**Given problem:** Copy everything in the data below exactly except the pictures.

----------

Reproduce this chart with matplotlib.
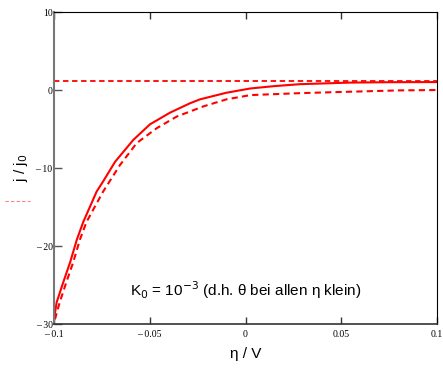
import matplotlib
matplotlib.use("Agg")
import matplotlib.pyplot as plt
from matplotlib.lines import Line2D

# overpotential eta / V and normalised current density j / j0
eta_solid = [-0.1, -0.0986, -0.0951, -0.0916, -0.0881, -0.0847, -0.0777, -0.0743,
             -0.0681, -0.0586, -0.0499, -0.0394, -0.029, -0.0238, -0.01, 0.0026,
             0.015, 0.0285, 0.0546, 0.075, 0.1]
j_solid = [-29.4, -27.2, -24.6, -22.1, -19.2, -16.9, -13.0, -11.7,
           -9.2, -6.4, -4.4, -2.9, -1.7, -1.2, -0.35, 0.2,
           0.5, 0.75, 0.95, 1.0, 1.02]

eta_dash = [-0.0995, -0.097, -0.0935, -0.09, -0.0865, -0.083, -0.0743, -0.0655,
            -0.0568, -0.0464, -0.0359, -0.022, -0.01, 0.0026, 0.0285, 0.05,
            0.08, 0.1]
j_dash = [-29.4, -27.2, -24.6, -22.1, -19.2, -16.9, -13.0, -9.6,
          -6.8, -4.9, -3.4, -2.1, -1.2, -0.65, -0.4, -0.25,
          -0.05, 0.0]

j_limit = 1.1

xticks = [-0.1, -0.05, 0, 0.05, 0.1]
xlabels = ["\u2013 0.1", "\u2013 0.05", "0", "0.05", "0.1"]
yticks = [-30, -20, -10, 0, 10]
ylabels = ["\u2013 30", "\u2013 20", "\u2013 10", "0", "10"]

fig = plt.figure(figsize=(4.43, 3.72), dpi=100)
ax = fig.add_axes([0.1219, 0.129, 0.8646, 0.8387])

red = "#ff0000"
ax.axhline(j_limit, color=red, lw=1.3, ls=(0, (3, 2)))
ax.plot(eta_solid, j_solid, color=red, lw=1.5, solid_joinstyle="round")
ax.plot(eta_dash, j_dash, color=red, lw=1.5, ls=(0, (3, 2)))

ax.set_xlim(-0.1, 0.1)
ax.set_ylim(-30, 10)
ax.set_xticks(xticks)
ax.set_xticklabels(xlabels, family="Liberation Serif", fontsize=7)
ax.set_yticks(yticks)
ax.set_yticklabels(ylabels, family="Liberation Serif", fontsize=7)
ax.tick_params(axis="x", direction="in", length=5, width=1, top=True, pad=4, colors="#333333")
ax.tick_params(axis="y", direction="in", length=6, width=1, pad=1, colors="#555555")
for lab in ax.get_xticklabels() + ax.get_yticklabels():
    lab.set_color("black")

ax.spines["left"].set_color("#777777")
ax.spines["left"].set_linewidth(1.5)
ax.spines["bottom"].set_color("#333333")
ax.spines["bottom"].set_linewidth(1.2)
ax.spines["top"].set_color("black")
ax.spines["right"].set_color("black")

ax.set_xlabel("\u03b7 / V", family="Liberation Sans", fontsize=11, labelpad=6)
ax.set_ylabel("j / j$_0$", family="Liberation Sans", fontsize=11, labelpad=4)

ax.text(0.5, 0.11, "K$_0$ = 10$^{-3}$ (d.h. \u03b8 bei allen \u03b7 klein)",
        transform=ax.transAxes, ha="center", va="center",
        family="Liberation Sans", fontsize=11)

# stray legend sample at the left edge
fig.add_artist(Line2D([0.012, 0.068], [0.46, 0.46], color="#ff8080", lw=0.8,
                      ls=(0, (3, 2)), transform=fig.transFigure))

fig.savefig("out.png", dpi=100)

----------

**Problem solution:**
Reproduce this chart with matplotlib.
import matplotlib
matplotlib.use("Agg")
import matplotlib.pyplot as plt
from matplotlib.lines import Line2D

# overpotential eta / V and normalised current density j / j0
eta_solid = [-0.1, -0.0986, -0.0951, -0.0916, -0.0881, -0.0847, -0.0777, -0.0743,
             -0.0681, -0.0586, -0.0499, -0.0394, -0.029, -0.0238, -0.01, 0.0026,
             0.015, 0.0285, 0.0546, 0.075, 0.1]
j_solid = [-29.4, -27.2, -24.6, -22.1, -19.2, -16.9, -13.0, -11.7,
           -9.2, -6.4, -4.4, -2.9, -1.7, -1.2, -0.35, 0.2,
           0.5, 0.75, 0.95, 1.0, 1.02]

eta_dash = [-0.0995, -0.097, -0.0935, -0.09, -0.0865, -0.083, -0.0743, -0.0655,
            -0.0568, -0.0464, -0.0359, -0.022, -0.01, 0.0026, 0.0285, 0.05,
            0.08, 0.1]
j_dash = [-29.4, -27.2, -24.6, -22.1, -19.2, -16.9, -13.0, -9.6,
          -6.8, -4.9, -3.4, -2.1, -1.2, -0.65, -0.4, -0.25,
          -0.05, 0.0]

j_limit = 1.1

xticks = [-0.1, -0.05, 0, 0.05, 0.1]
xlabels = ["\u2013 0.1", "\u2013 0.05", "0", "0.05", "0.1"]
yticks = [-30, -20, -10, 0, 10]
ylabels = ["\u2013 30", "\u2013 20", "\u2013 10", "0", "10"]

fig = plt.figure(figsize=(4.43, 3.72), dpi=100)
ax = fig.add_axes([0.1219, 0.129, 0.8646, 0.8387])

red = "#ff0000"
ax.axhline(j_limit, color=red, lw=1.3, ls=(0, (3, 2)))
ax.plot(eta_solid, j_solid, color=red, lw=1.5, solid_joinstyle="round")
ax.plot(eta_dash, j_dash, color=red, lw=1.5, ls=(0, (3, 2)))

ax.set_xlim(-0.1, 0.1)
ax.set_ylim(-30, 10)
ax.set_xticks(xticks)
ax.set_xticklabels(xlabels, family="Liberation Serif", fontsize=7)
ax.set_yticks(yticks)
ax.set_yticklabels(ylabels, family="Liberation Serif", fontsize=7)
ax.tick_params(axis="x", direction="in", length=5, width=1, top=True, pad=4, colors="#333333")
ax.tick_params(axis="y", direction="in", length=6, width=1, pad=1, colors="#555555")
for lab in ax.get_xticklabels() + ax.get_yticklabels():
    lab.set_color("black")

ax.spines["left"].set_color("#777777")
ax.spines["left"].set_linewidth(1.5)
ax.spines["bottom"].set_color("#333333")
ax.spines["bottom"].set_linewidth(1.2)
ax.spines["top"].set_color("black")
ax.spines["right"].set_color("black")

ax.set_xlabel("\u03b7 / V", family="Liberation Sans", fontsize=11, labelpad=6)
ax.set_ylabel("j / j$_0$", family="Liberation Sans", fontsize=11, labelpad=4)

ax.text(0.5, 0.11, "K$_0$ = 10$^{-3}$ (d.h. \u03b8 bei allen \u03b7 klein)",
        transform=ax.transAxes, ha="center", va="center",
        family="Liberation Sans", fontsize=11)

# stray legend sample at the left edge
fig.add_artist(Line2D([0.012, 0.068], [0.46, 0.46], color="#ff8080", lw=0.8,
                      ls=(0, (3, 2)), transform=fig.transFigure))

fig.savefig("out.png", dpi=100)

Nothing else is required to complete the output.